CMOQR 2011

Here I’m going to go over some of my solutions to the CMOQR (Canadian Math Olympiad Qualifying Repechage) — the qualifying contest for the CMO. Of the 8 questions, I managed to solve the first six but I didn’t manage to get the last two. My solutions here are going to be rather concise.

Problem 1

We know angle BOC so we know angle BAC. Use the cosine law on BOC to get $BC=\sqrt{21}$ . Next use the cosine law again on BAC, but set x = AB and x+1 = AC. Solving for x, we get x=4.

Problem 2

No two of the sums are equal. Therefore no two of a,b,c,d,e are equal, so a<b<c<d<e. (letting abc mean a+b+c to avoid too many plus symbols) in set {a,b,c,d}, we have abc<abd<acd<bcd and similarly bcd<bce<bde<cde, therefore abc<abd<acd<bcd<bce<bde<cde. But we don’t have abe, ace, ade yet so abc<abd<abe<ace<ade<bde<cde.

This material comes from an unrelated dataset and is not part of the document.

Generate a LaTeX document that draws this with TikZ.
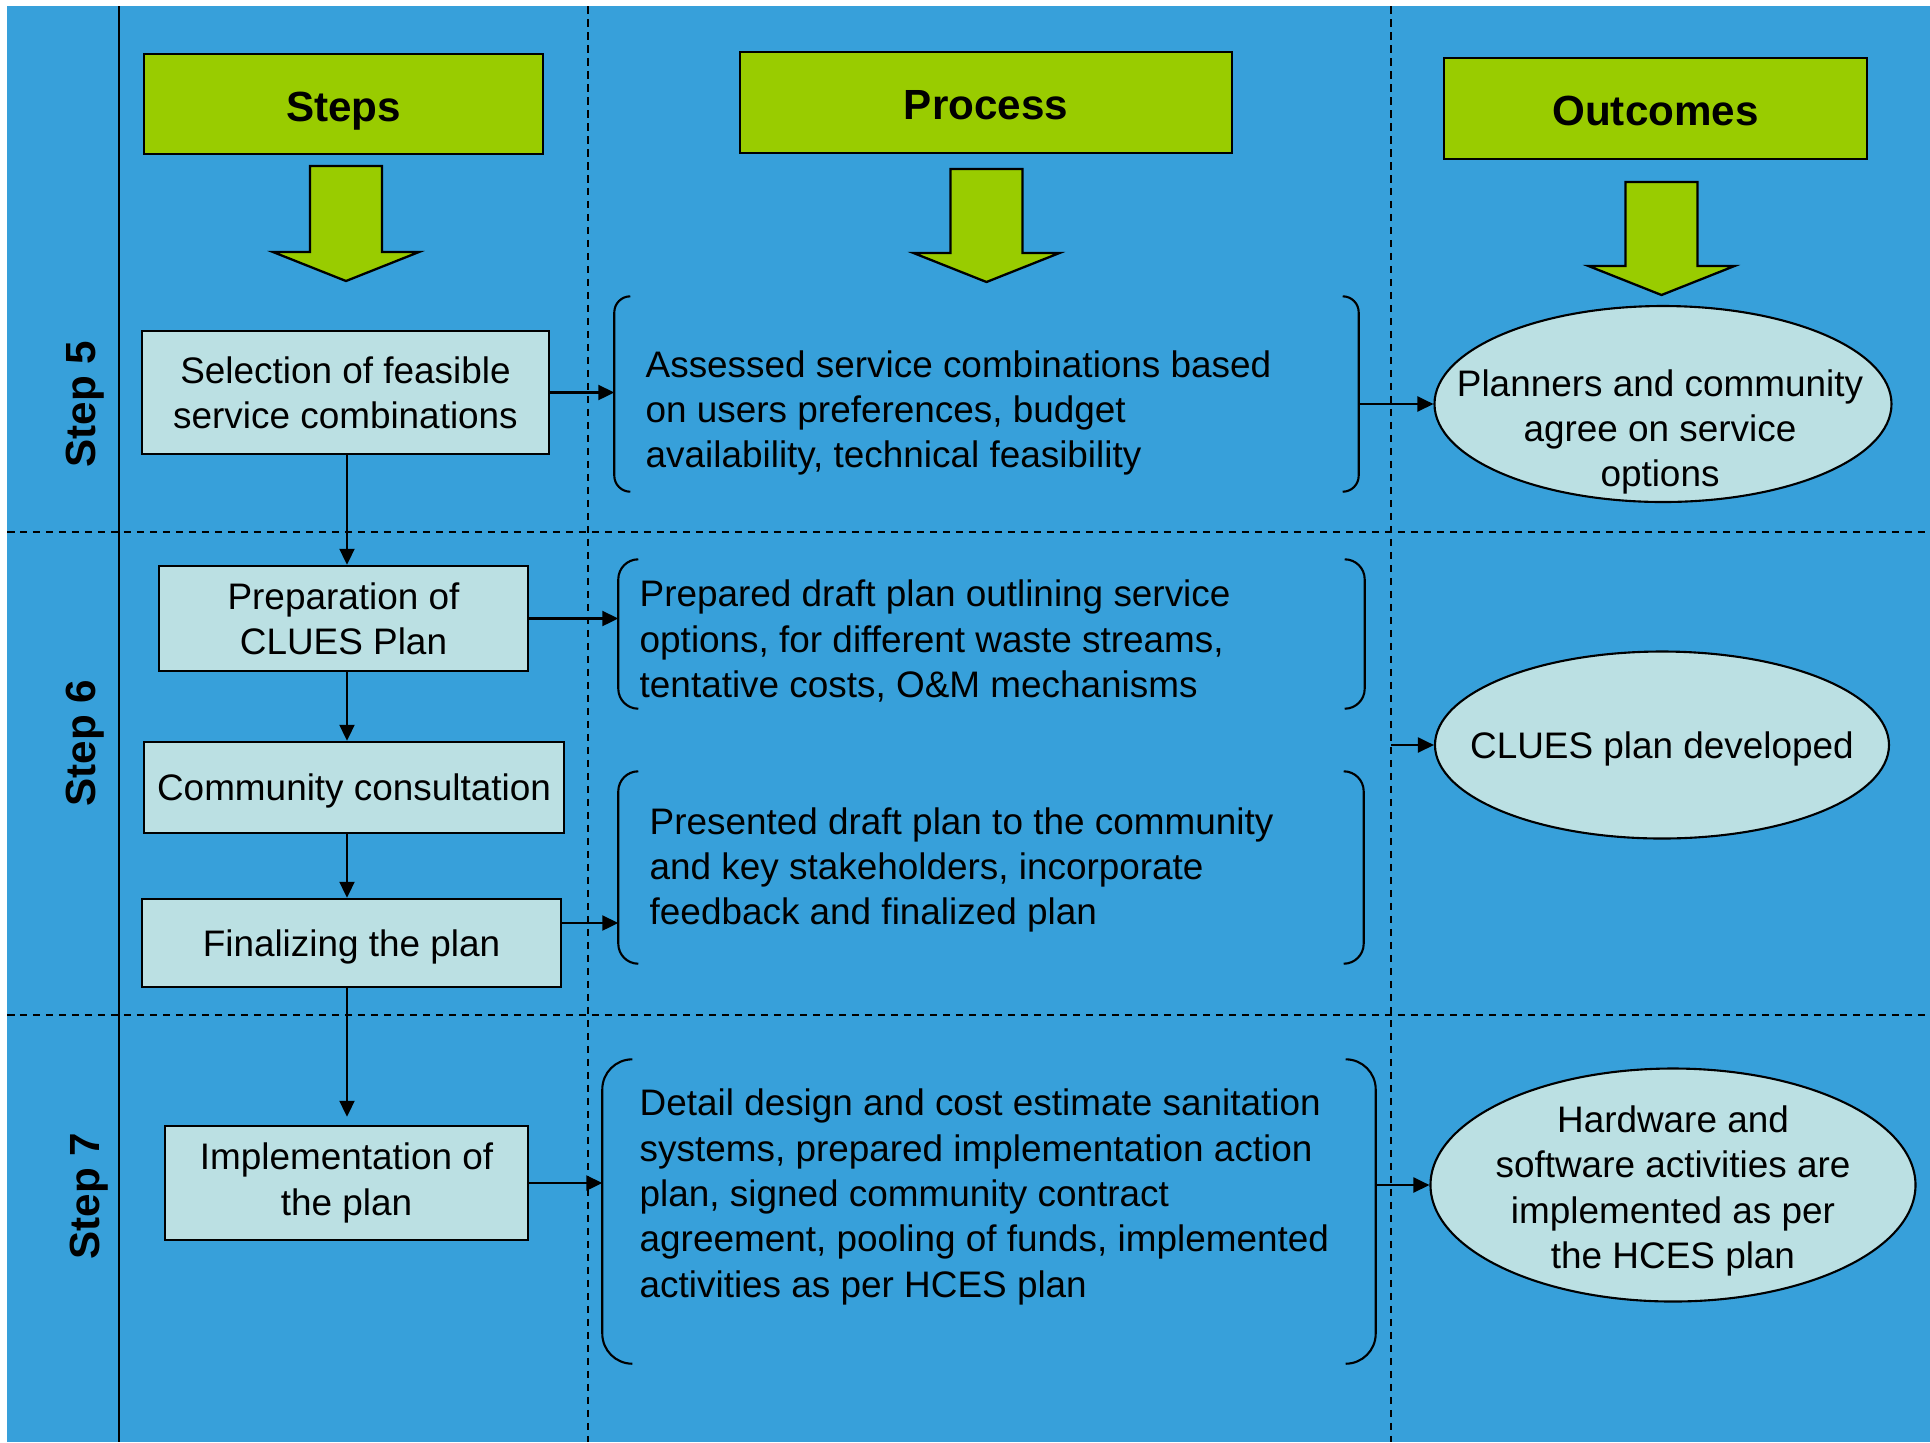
\documentclass[tikz,border=0pt]{standalone}
\usepackage{fontspec}
\setmainfont{Liberation Sans}
\usetikzlibrary{arrows.meta,shapes.geometric}
\definecolor{lanebg}{RGB}{55,160,218}
\definecolor{headgreen}{RGB}{153,204,0}
\definecolor{boxfill}{RGB}{187,224,227}
\def\greenarrow(#1:#2:#3){\draw[line width=0.65pt, fill=headgreen] (#1-0.36,#2) -- (#1+0.36,#2) -- (#1+0.36,#3+0.29) -- (#1+0.73,#3+0.29) -- (#1,#3) -- (#1-0.73,#3+0.29) -- (#1-0.36,#3+0.29) -- cycle;}
\def\bracketpair#1#2{\draw[line width=0.6pt, rounded corners=#2cm] ([xshift=#2cm]#1.north west) -- (#1.north west) -- (#1.south west) -- ([xshift=#2cm]#1.south west); \draw[line width=0.6pt, rounded corners=#2cm] ([xshift=-#2cm]#1.north east) -- (#1.north east) -- (#1.south east) -- ([xshift=-#2cm]#1.south east);}

\begin{document}
\begin{tikzpicture}[
		flow/.style={line width=0.6pt, -{Triangle[length=0.16cm, width=0.15cm]}},
		lane/.style={line width=0.45pt, dash pattern=on 0.075cm off 0.055cm},
		header/.style={draw, line width=0.7pt, fill=headgreen, font=\fontsize{12}{14}\selectfont\bfseries, inner sep=0pt, text height=0.34cm, text depth=0cm},
		stepbox/.style={draw, line width=0.7pt, fill=boxfill, font=\fontsize{10.5}{12.9}\selectfont, align=center, inner sep=0pt},
		oneline/.style={text height=0.3cm, text depth=0.034cm},
		bodytext/.style={font=\fontsize{10.5}{12.9}\selectfont, align=left, anchor=west, inner sep=0pt},
		outcome/.style={draw, ellipse, line width=0.6pt, fill=boxfill, inner sep=0pt},
		outtext/.style={font=\fontsize{10.5}{12.9}\selectfont, align=center, inner sep=0pt},
		steplabel/.style={rotate=90, font=\fontsize{12}{14}\selectfont\bfseries}
	]
			%%%%% START %%%%%
			\useasboundingbox (0, 0) rectangle (19.30, -14.42);
			\fill[lanebg] (0.07, -0.06) rectangle (19.30, -14.42);
			
			\draw[line width=0.6pt] (1.19, -0.06) -- (1.19, -14.42);
			\draw[lane] (5.88, -0.06) -- (5.88, -14.42);
			\draw[lane] (13.91, -0.06) -- (13.91, -14.42);
			\draw[lane] (0.07, -5.32) -- (19.30, -5.32);
			\draw[lane] (0.07, -10.15) -- (19.30, -10.15);
			\coordinate (lane3) at (13.91, 0);
			\coordinate (spine) at (3.47, 0);
			
			\node[steplabel] (l5) at (0.85, -4.04) {Step 5};
			\node[steplabel] (l6) at (0.85, -7.43) {Step 6};
			\node[steplabel] (l7) at (0.89, -11.96) {Step 7};
			
			\node[header, minimum width=3.99cm, minimum height=1.00cm] (hsteps) at (3.435, -1.04) {Steps};
			\node[header, minimum width=4.92cm, minimum height=1.01cm] (hprocess) at (9.86, -1.025) {Process};
			\node[header, minimum width=4.23cm, minimum height=1.01cm] (houtcomes) at (16.555, -1.085) {Outcomes};
			
			\greenarrow(3.46:-1.66:-2.81)
			\greenarrow(9.865:-1.69:-2.82)
			\greenarrow(16.615:-1.82:-2.95)
			
			\node[stepbox, minimum width=4.07cm, minimum height=1.23cm] (s1) at (3.455, -3.925) {Selection of feasible\\service combinations};
			\node[stepbox, minimum width=3.69cm, minimum height=1.05cm] (s2) at (3.435, -6.185) {Preparation of\\CLUES Plan};
			\node[stepbox, oneline, minimum width=4.20cm, minimum height=0.91cm] (s3) at (3.54, -7.875) {Community consultation};
			\node[stepbox, oneline, minimum width=4.19cm, minimum height=0.88cm] (s4) at (3.515, -9.43) {Finalizing the plan};
			\node[stepbox, minimum width=3.63cm, minimum height=1.14cm] (s5) at (3.465, -11.83) {Implementation of\\the plan};
			
			\draw[flow] (s1.south -| spine) -- (s2.north -| spine);
			\draw[flow] (s2.south -| spine) -- (s3.north -| spine);
			\draw[flow] (s3.south -| spine) -- (s4.north -| spine);
			\draw[flow] (s4.south -| spine) -- ([yshift=0.08cm]s5.north -| spine);
			
			\node[minimum width=7.43cm, minimum height=1.94cm] (b1) at (9.865, -3.94) {};
			\node[minimum width=7.45cm, minimum height=1.48cm] (b2) at (9.915, -6.34) {};
			\node[minimum width=7.44cm, minimum height=1.91cm] (b3) at (9.91, -8.675) {};
			\node[minimum width=7.72cm, minimum height=3.03cm] (b4) at (9.89, -12.115) {};
			\bracketpair{b1}{0.16}
			\bracketpair{b2}{0.2}
			\bracketpair{b3}{0.2}
			\bracketpair{b4}{0.3}
			
			\node[bodytext] (t1) at (6.45, -4.13) {Assessed service combinations based\\on users preferences, budget\\availability, technical feasibility};
			\node[bodytext] (t2) at (6.39, -6.41) {Prepared draft plan outlining service\\options, for different waste streams,\\tentative costs, O\&M mechanisms};
			\node[bodytext] (t3) at (6.49, -8.70) {Presented draft plan to the community\\and key stakeholders, incorporate\\feedback and finalized plan};
			\node[bodytext] (t4) at (6.39, -11.97) {Detail design and cost estimate sanitation\\systems, prepared implementation action\\plan, signed community contract\\agreement, pooling of funds, implemented\\activities as per HCES plan};
			
			\coordinate (f4) at ([yshift=0.2cm]s4.east);
			\draw[flow] (s1.east) -- (s1.east -| b1.west);
			\draw[flow] (s2.east) -- (s2.east -| b2.west);
			\draw[flow] (f4) -- (f4 -| b3.west);
			\draw[flow] (s5.east) -- (s5.east -| b4.west);
			
			\node[outcome, minimum width=4.57cm, minimum height=1.96cm] (e1) at (16.63, -4.04) {};
			\node[outcome, minimum width=4.54cm, minimum height=1.87cm] (e2) at (16.62, -7.45) {};
			\node[outcome, minimum width=4.85cm, minimum height=2.33cm] (e3) at (16.73, -11.85) {};
			\node[outtext] (e1t) at (16.60, -4.32) {Planners and community\\agree on service\\options};
			\node[outtext] (e2t) at (16.62, -7.49) {CLUES plan developed};
			\node[outtext] (e3t) at (16.73, -11.91) {Hardware and\\software activities are\\implemented as per\\the HCES plan};
			
			\draw[flow] (e1.west -| b1.east) -- (e1.west);
			\draw[flow] (e2.west -| lane3) -- (e2.west);
			\draw[flow] (e3.west -| b4.east) -- (e3.west);
			%%%%% END %%%%%
\end{tikzpicture}
\end{document}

In either case, abc is the smallest, abd is the second smallest, etc. Then abc=0, abd+3, bde=14, and cde=19. Thus we know d=c+3, b=c-5, e=a+11, so we have {a,b,c,d,e} = {a,c-5,c,c+3,a+11}.

As abc=0, we write everything in terms of c: a=5-2c and e=16-2c. Now we have {5-2c,c-5,c,c+3,16-c}. By substitution, acd=8 and bce=11. Since acd=8, abe=4 (not by deduction, rather it’s the only choice).

From a+b+e=4, we can solve for c and get c=4. It follows that the five numbers are {-3.-1,4,7,8}.

Problem 3

Adding the two equations and factoring gives (x+y+3)(x+y)=18. Solving the quadratic for x+y, we have x+y = -6 or x+y=3. Suppose x+y=-6: substituting back into the original two equations gives x=y=-3. Suppose that x+y=3. Substituting back gives x=0, y=3 or x=3,y=0.

Problem 4

Alphonse can always win. It turns out that he has a ‘strategy stealing’ strategy: first split into $2^{2011}$ and $5^{2011}$ . Beryl has to make some move now affecting one of the two piles (never both), and Alphonse can simply make the symmetrical move for the other pile. Obviously Beryl runs out of moves first.

Problem 5

It suffices to prove that for any 6 vertices of a 11-gon, there exists at least one pair of congruent triangles (either there are 6 black vertices, or there are 6 gold vertices). Enumerating all possible congruent triangles in a 11-gon is the same as enumerating all sets of integers adding to 11 — that is, {1,1,9}, {2,2,7} and so on. There are 10 such sets, so any 11 triangles must contain a pair of congruent ones.

Given 6 vertices we can form $\binom{6}{3} = 20$ triangles, so one pair must be congruent.

Problem 6

Let us write b for angle FBE and a for angle EBD. Obviously triangles ABF and EBF are congruent, so $b = \frac{90-a}{2}$ . We want to prove that 30<a<45 or 22.5<b<30. To prove this we show that for a=30, b=30 then x>y, and then for a=45, b=22.5 then x<y, because then the value for which x=y must exist in that range.

The first case is simple, as if a=b=30 then we have 3 congruent triangles, and x=2y. The second case, EB=ED and (assuming the radius is 1), the area of BED is $\frac{1}{2}$ . The area in the circle is $\frac{ \pi}{8}$ so $y = \frac{1}{2} - \frac{\pi}{8}$ . On the other hand x is twice of FBE minus $\frac{\pi}{8}$ and using some trigonometry we get $x = \tan 22.5 - \frac{\pi}{8}$ . To prove x<y for this case, it is sufficient to prove $\tan 22.5 < \frac{1}{2}$ , which can be done using half angle formulas.